What kinds of things would you do with your free time if you could have someone do all your chores for you?
If someone else had you do all their chores for them, what do you think would be the hardest part?
Activity 12: Preserving and Modernizing
Learn about the people who helped turn this house into a museum, and match old and new technology.
The poet’s daughter, Alice, and grandson, Harry, loved history and wanted to make sure that this house was saved for future generations. Preserving means to take care of and save something special forever. What is something special you want to preserve?
In this house, we tell many diverse stories. We can do this thanks to the letters, journals, photos, and artifacts that Harry Dana preserved. For example, many of the letters and journals Harry preserved tell us about the lives of Longfellow family members who may have been LGBTQ+ (lesbian, gay, bisexual, transgender, queer+) and the community they built.
Alice, Henry’s oldest daughter, lived in this house until 1928. She modernized the house as new technology was invented. Here’s a list of some old technology and a list of new technology.
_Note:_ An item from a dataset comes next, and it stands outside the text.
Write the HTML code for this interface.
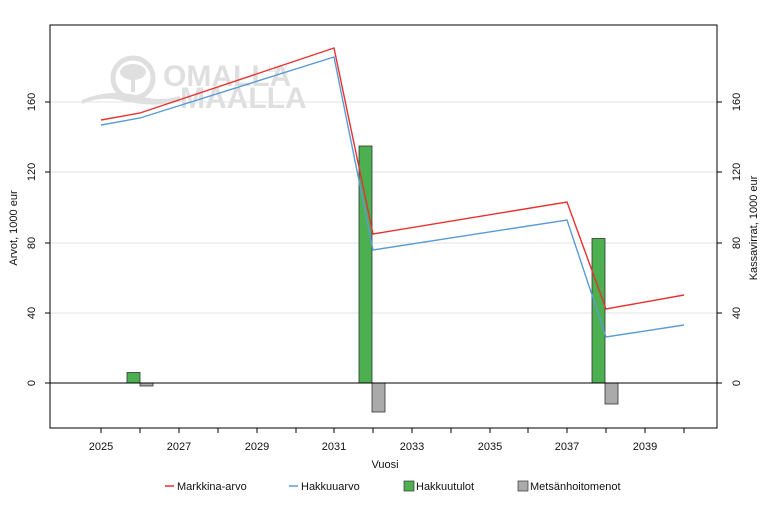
<!DOCTYPE html>
<html><head><meta charset="utf-8"><style>
html,body{margin:0;padding:0;background:#fff;}
svg{display:block;font-family:"Liberation Sans",sans-serif;}
</style></head><body>
<svg width="768" height="512" viewBox="0 0 768 512" xmlns="http://www.w3.org/2000/svg">
<g opacity="0.3" fill="#999">
<circle cx="133" cy="78" r="20" fill="none" stroke="#999" stroke-width="5"/>
<ellipse cx="133" cy="72" rx="13" ry="8"/>
<rect x="131" y="74" width="4" height="18"/>
<path d="M82 100 Q110 88 140 96 Q160 102 180 96 L180 102 Q150 108 120 100 Q100 96 82 104Z"/>
<text x="163" y="86" font-size="30" font-weight="bold">OMALLA</text>
<text x="268" y="72" font-size="10">LKV</text>
<text x="180" y="108" font-size="30" font-weight="bold">MAALLA</text>
</g>
<g stroke="#e3e3e3" stroke-width="1">
<line x1="50" x2="717" y1="313" y2="313"/>
<line x1="50" x2="717" y1="243" y2="243"/>
<line x1="50" x2="717" y1="172" y2="172"/>
<line x1="50" x2="717" y1="102" y2="102"/>
</g>
<g stroke="#333" stroke-width="0.8">
<rect x="127" y="372.5" width="13" height="10.5" fill="#4caf50"/>
<rect x="140" y="383" width="13" height="3" fill="#aaa"/>
<rect x="359" y="146" width="13" height="237" fill="#4caf50"/>
<rect x="372" y="383" width="13" height="29" fill="#aaa"/>
<rect x="592" y="238.5" width="13" height="144.5" fill="#4caf50"/>
<rect x="605" y="383" width="13" height="21" fill="#aaa"/>
</g>
<line x1="50" x2="717" y1="383" y2="383" stroke="#000" stroke-width="1"/>
<polyline fill="none" stroke="#e8312f" stroke-width="1.4" points="101,120 140,113 334,48 373,234 567,202 606,309 684,295"/>
<polyline fill="none" stroke="#5b9bd5" stroke-width="1.4" points="101,125 140,118 334,57 373,250 567,220 606,337 684,325"/>
<rect x="50" y="25" width="667" height="403" fill="none" stroke="#000" stroke-width="1"/>
<g stroke="#000">
<line x1="45" x2="50" y1="383" y2="383"/><line x1="45" x2="50" y1="313" y2="313"/><line x1="45" x2="50" y1="243" y2="243"/><line x1="45" x2="50" y1="172" y2="172"/><line x1="45" x2="50" y1="102" y2="102"/>
<line x1="717" x2="722" y1="383" y2="383"/><line x1="717" x2="722" y1="313" y2="313"/><line x1="717" x2="722" y1="243" y2="243"/><line x1="717" x2="722" y1="172" y2="172"/><line x1="717" x2="722" y1="102" y2="102"/>
</g>
<g font-size="11" fill="#111" text-anchor="middle">
<text transform="translate(35,383) rotate(-90)">0</text>
<text transform="translate(35,313) rotate(-90)">40</text>
<text transform="translate(35,243) rotate(-90)">80</text>
<text transform="translate(35,172) rotate(-90)">120</text>
<text transform="translate(35,102) rotate(-90)">160</text>
<text transform="translate(740,383) rotate(-90)">0</text>
<text transform="translate(740,313) rotate(-90)">40</text>
<text transform="translate(740,243) rotate(-90)">80</text>
<text transform="translate(740,172) rotate(-90)">120</text>
<text transform="translate(740,102) rotate(-90)">160</text>
<text transform="translate(17,228) rotate(-90)">Arvot, 1000 eur</text>
<text transform="translate(757,228) rotate(-90)">Kassavirrat, 1000 eur</text>
</g>
<g stroke="#000">
<line x1="101" x2="101" y1="428" y2="433"/><line x1="140" x2="140" y1="428" y2="433"/><line x1="179" x2="179" y1="428" y2="433"/><line x1="218" x2="218" y1="428" y2="433"/><line x1="257" x2="257" y1="428" y2="433"/><line x1="296" x2="296" y1="428" y2="433"/><line x1="334" x2="334" y1="428" y2="433"/><line x1="373" x2="373" y1="428" y2="433"/><line x1="412" x2="412" y1="428" y2="433"/><line x1="451" x2="451" y1="428" y2="433"/><line x1="490" x2="490" y1="428" y2="433"/><line x1="528" x2="528" y1="428" y2="433"/><line x1="567" x2="567" y1="428" y2="433"/><line x1="606" x2="606" y1="428" y2="433"/><line x1="645" x2="645" y1="428" y2="433"/><line x1="684" x2="684" y1="428" y2="433"/>
</g>
<g font-size="11" fill="#111" text-anchor="middle">
<text x="101" y="450">2025</text><text x="179" y="450">2027</text><text x="257" y="450">2029</text><text x="334" y="450">2031</text><text x="412" y="450">2033</text><text x="490" y="450">2035</text><text x="567" y="450">2037</text><text x="645" y="450">2039</text>
<text x="385" y="468">Vuosi</text>
</g>
<g font-size="11" fill="#111">
<line x1="165" x2="174" y1="486" y2="486" stroke="#e8312f" stroke-width="1.5"/>
<text x="177" y="490">Markkina-arvo</text>
<line x1="289" x2="298" y1="486" y2="486" stroke="#5b9bd5" stroke-width="1.5"/>
<text x="301" y="490">Hakkuuarvo</text>
<rect x="404" y="481" width="10" height="10" fill="#4caf50" stroke="#333" stroke-width="0.7"/>
<text x="416" y="490">Hakkuutulot</text>
<rect x="518" y="481" width="10" height="10" fill="#aaa" stroke="#333" stroke-width="0.7"/>
<text x="530" y="490">Metsänhoitomenot</text>
</g>
</svg>
</body></html>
Match which old ones you think led to the new.
Old technology: Lamp, Outhouse, Horse and Carriage, Stairs
New technology: Automobile, Elevator, Lightbulb, Faucet
There are a lot of things to explore and experience in the Longfellows' garden and lawn. Here’s a list of just some of the things you might have done while you’ve been here. Mark down all of the ones you did today. Smelled a flower Touched a seed that fell from a tree Heard an insect buzzing Touched the biggest tree at the site Heard a bird chirping Felt the breeze Laid down in the grass Add anything you did that we didn’t mention!
Audio Junior Ranger: Conclusion
Congratulations on being a Junior Ranger - find a park ranger (or email us) to make it official!
When you’ve finished all of the activities you chose, find a park ranger and let them know! They can swear you in with the Junior Ranger oath and give you your very own badge. Once you do, then congratulations! You are an official Junior Ranger of Longfellow House – Washington’s Headquarters National Historic Site.